STORED DATA —
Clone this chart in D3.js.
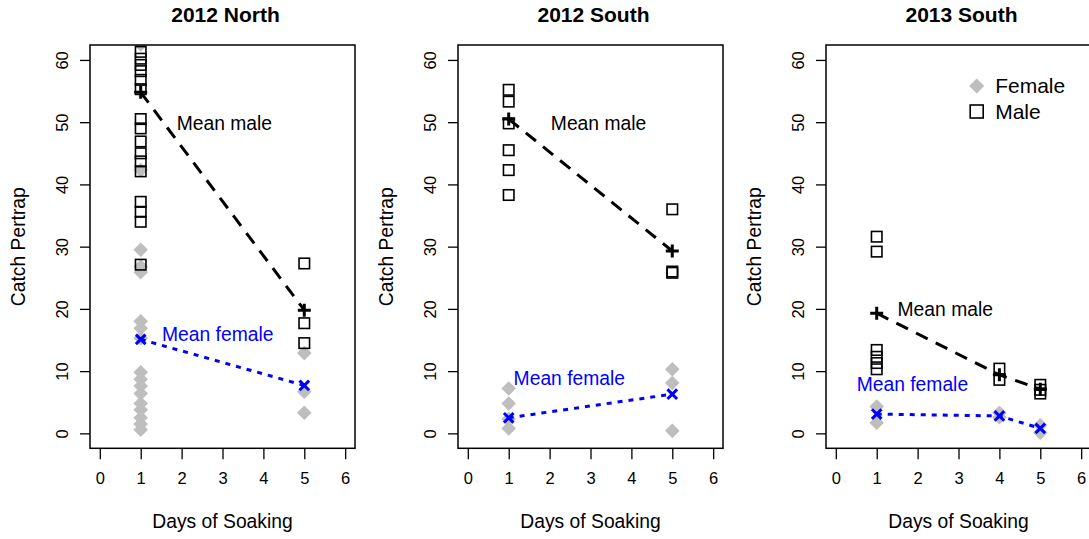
<!DOCTYPE html>
<html><head><meta charset="utf-8">
<script src="https://cdn.jsdelivr.net/npm/d3@7"></script>
<style>body{margin:0;background:#fff}svg{display:block}text{font-family:"Liberation Sans",Arial,sans-serif}</style>
</head><body><svg id="c" width="1089" height="539"></svg>
<script>
// ---- data ----
const panelTitles = ["2012 North", "2012 South", "2013 South"];
const xTicks = [0, 1, 2, 3, 4, 5, 6];
const yTicks = [0, 10, 20, 30, 40, 50, 60];

// [day, catch]
const north12Female = [[1,62.5],[1,42.3],[1,29.5],[1,26.8],[1,25.9],[1,18.0],[1,16.9],[1,15.3],[1,9.8],[1,8.7],[1,7.6],[1,6.4],[1,4.8],[1,3.8],[1,2.5],[1,1.5],[1,0.6],[5,12.9],[5,6.7],[5,3.3]];
const north12Male = [[1,61.3],[1,60.2],[1,59.2],[1,58.2],[1,56.8],[1,55.3],[1,50.5],[1,49.0],[1,46.9],[1,45.0],[1,43.7],[1,42.1],[1,37.2],[1,35.6],[1,34.0],[1,27.1],[5,27.3],[5,17.7],[5,14.5]];
const south12Female = [[1,7.2],[1,4.8],[1,2.3],[1,0.8],[5,10.3],[5,8.1],[5,0.4]];
const south12Male = [[1,55.2],[1,53.3],[1,49.8],[1,45.5],[1,42.3],[1,38.3],[5,36.0],[5,26.0],[5,25.8]];
const south13Female = [[1,4.3],[1,1.7],[4,3.3],[4,2.6],[5,1.3],[5,0.1]];
const south13Male = [[1,31.6],[1,29.2],[1,13.4],[1,12.3],[1,11.3],[1,10.3],[4,10.4],[4,8.6],[5,7.8],[5,7.0],[5,6.4]];

const north12MeanMale = [[1,54.8],[5,19.8]];
const north12MeanFemale = [[1,15.1],[5,7.7]];
const south12MeanMale = [[1,50.5],[5,29.3]];
const south12MeanFemale = [[1,2.5],[5,6.3]];
const south13MeanMale = [[1,19.3],[4,9.4],[5,7.1]];
const south13MeanFemale = [[1,3.1],[4,2.8],[5,0.8]];

const panelData = [
  {female: north12Female, male: north12Male, mMale: north12MeanMale, mFemale: north12MeanFemale,
   maleLab: [1.88, 49.9], femaleLab: [1.52, 15.9]},
  {female: south12Female, male: south12Male, mMale: south12MeanMale, mFemale: south12MeanFemale,
   maleLab: [2.03, 49.9], femaleLab: [1.12, 8.9]},
  {female: south13Female, male: south13Male, mMale: south13MeanMale, mFemale: south13MeanFemale,
   maleLab: [1.51, 20.0], femaleLab: [0.51, 7.9]}
];
const legendLabels = ["Female", "Male"];

// ---- drawing ----
const svg = d3.select("#c");
const lefts = [90, 458, 826];
const W = 265, boxTop = 45, boxBottom = 448.3;
const GREY = "#bebebe", BLUE = "#0000ff";
const FS = 19.3;

panelData.forEach((pd, i) => {
  const L = lefts[i];
  const x = d3.scaleLinear().domain([-0.24, 6.24]).range([L, L + W]);
  const y = d3.scaleLinear().domain([-2.4, 62.4]).range([boxBottom, boxTop]);
  const g = svg.append("g");
  const clipId = "clip" + i;
  g.append("clipPath").attr("id", clipId).append("rect")
    .attr("x", L).attr("y", boxTop).attr("width", W).attr("height", boxBottom - boxTop);
  const pg = g.append("g").attr("clip-path", `url(#${clipId})`);

  // female diamonds
  const ds = 7.3;
  pg.selectAll("path.f").data(pd.female).join("path")
    .attr("d", d => `M${x(d[0])},${y(d[1]) - ds}L${x(d[0]) + ds},${y(d[1])}L${x(d[0])},${y(d[1]) + ds}L${x(d[0]) - ds},${y(d[1])}Z`)
    .attr("fill", GREY);
  // male squares
  const ss = 10.5;
  pg.selectAll("rect.m").data(pd.male).join("rect")
    .attr("x", d => x(d[0]) - ss / 2).attr("y", d => y(d[1]) - ss / 2)
    .attr("width", ss).attr("height", ss)
    .attr("fill", "none").attr("stroke", "#000").attr("stroke-width", 1.6);

  const line = d3.line().x(d => x(d[0])).y(d => y(d[1]));
  pg.append("path").datum(pd.mMale).attr("d", line)
    .attr("fill", "none").attr("stroke", "#000").attr("stroke-width", 3)
    .attr("stroke-dasharray", "13,9");
  pg.append("path").datum(pd.mFemale).attr("d", line)
    .attr("fill", "none").attr("stroke", BLUE).attr("stroke-width", 3)
    .attr("stroke-dasharray", "5,6");

  // plus markers
  const ps = 6.5;
  pg.selectAll("path.p").data(pd.mMale).join("path")
    .attr("d", d => `M${x(d[0]) - ps},${y(d[1])}H${x(d[0]) + ps}M${x(d[0])},${y(d[1]) - ps}V${y(d[1]) + ps}`)
    .attr("stroke", "#000").attr("stroke-width", 3);
  // x markers
  const xs = 4.8;
  pg.selectAll("path.x").data(pd.mFemale).join("path")
    .attr("d", d => `M${x(d[0]) - xs},${y(d[1]) - xs}L${x(d[0]) + xs},${y(d[1]) + xs}M${x(d[0]) - xs},${y(d[1]) + xs}L${x(d[0]) + xs},${y(d[1]) - xs}`)
    .attr("stroke", BLUE).attr("stroke-width", 3);

  // annotations
  g.append("text").attr("x", x(pd.maleLab[0])).attr("y", y(pd.maleLab[1])).attr("dy", "0.35em")
    .attr("font-size", FS).attr("fill", "#000").text("Mean male");
  g.append("text").attr("x", x(pd.femaleLab[0])).attr("y", y(pd.femaleLab[1])).attr("dy", "0.35em")
    .attr("font-size", FS).attr("fill", BLUE).text("Mean female");

  // box
  g.append("rect").attr("x", L).attr("y", boxTop).attr("width", W).attr("height", boxBottom - boxTop)
    .attr("fill", "none").attr("stroke", "#000").attr("stroke-width", 1.5);

  // x axis
  const xa = g.append("g").attr("transform", `translate(0,${boxBottom})`)
    .call(d3.axisBottom(x).tickValues(xTicks).tickSize(11).tickPadding(13).tickFormat(d3.format("d")));
  xa.select(".domain").remove();
  xa.selectAll("line").attr("stroke-width", 1.3);
  xa.selectAll("text").attr("font-size", 16.5).attr("font-family", '"Liberation Sans",Arial,sans-serif');
  // y axis
  const ya = g.append("g").attr("transform", `translate(${L},0)`)
    .call(d3.axisLeft(y).tickValues(yTicks).tickSize(10).tickFormat(d3.format("d")));
  ya.select(".domain").remove();
  ya.selectAll("line").attr("stroke-width", 1.3);
  ya.selectAll("text").attr("font-size", 16.5).attr("font-family", '"Liberation Sans",Arial,sans-serif')
    .attr("x", null).attr("text-anchor", "middle")
    .attr("transform", "translate(-28,0) rotate(-90)")
    .attr("dy", "0.35em");

  // titles
  g.append("text").attr("x", L + W / 2 + 3).attr("y", 15).attr("dy", "0.35em").attr("text-anchor", "middle")
    .attr("font-size", 21).attr("font-weight", "bold").text(panelTitles[i]);
  g.append("text").attr("x", L + W / 2).attr("y", 521).attr("dy", "0.35em").attr("text-anchor", "middle")
    .attr("font-size", FS).text("Days of Soaking");
  g.append("text").attr("transform", `translate(${L - 72},${(boxTop + boxBottom) / 2}) rotate(-90)`)
    .attr("dy", "0.35em").attr("text-anchor", "middle").attr("font-size", FS).text("Catch Pertrap");

  if (i === 2) {
    const lg = g.append("g");
    const lx = 976.7, ly = [86, 111.5];
    lg.append("path").attr("d", `M${lx},${ly[0] - 7.5}L${lx + 7.5},${ly[0]}L${lx},${ly[0] + 7.5}L${lx - 7.5},${ly[0]}Z`).attr("fill", GREY);
    lg.append("rect").attr("x", lx - 6.5).attr("y", ly[1] - 6.5).attr("width", 13).attr("height", 13)
      .attr("fill", "none").attr("stroke", "#000").attr("stroke-width", 1.6);
    lg.selectAll("text").data(legendLabels).join("text")
      .attr("x", lx + 18.5).attr("y", (d, j) => ly[j]).attr("dy", "0.35em").attr("font-size", 21).text(d => d);
  }
});
</script></body></html>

JOB —
Extract, word for word, each line from the top of the data down to and including the line with "const yTicks = [0, 10, 20, 30, 40, 50, 60];"; skip the pictures.

SOLUTION FOR THIS TASK —
Clone this chart in D3.js.
<!DOCTYPE html>
<html><head><meta charset="utf-8">
<script src="https://cdn.jsdelivr.net/npm/d3@7"></script>
<style>body{margin:0;background:#fff}svg{display:block}text{font-family:"Liberation Sans",Arial,sans-serif}</style>
</head><body><svg id="c" width="1089" height="539"></svg>
<script>
// ---- data ----
const panelTitles = ["2012 North", "2012 South", "2013 South"];
const xTicks = [0, 1, 2, 3, 4, 5, 6];
const yTicks = [0, 10, 20, 30, 40, 50, 60];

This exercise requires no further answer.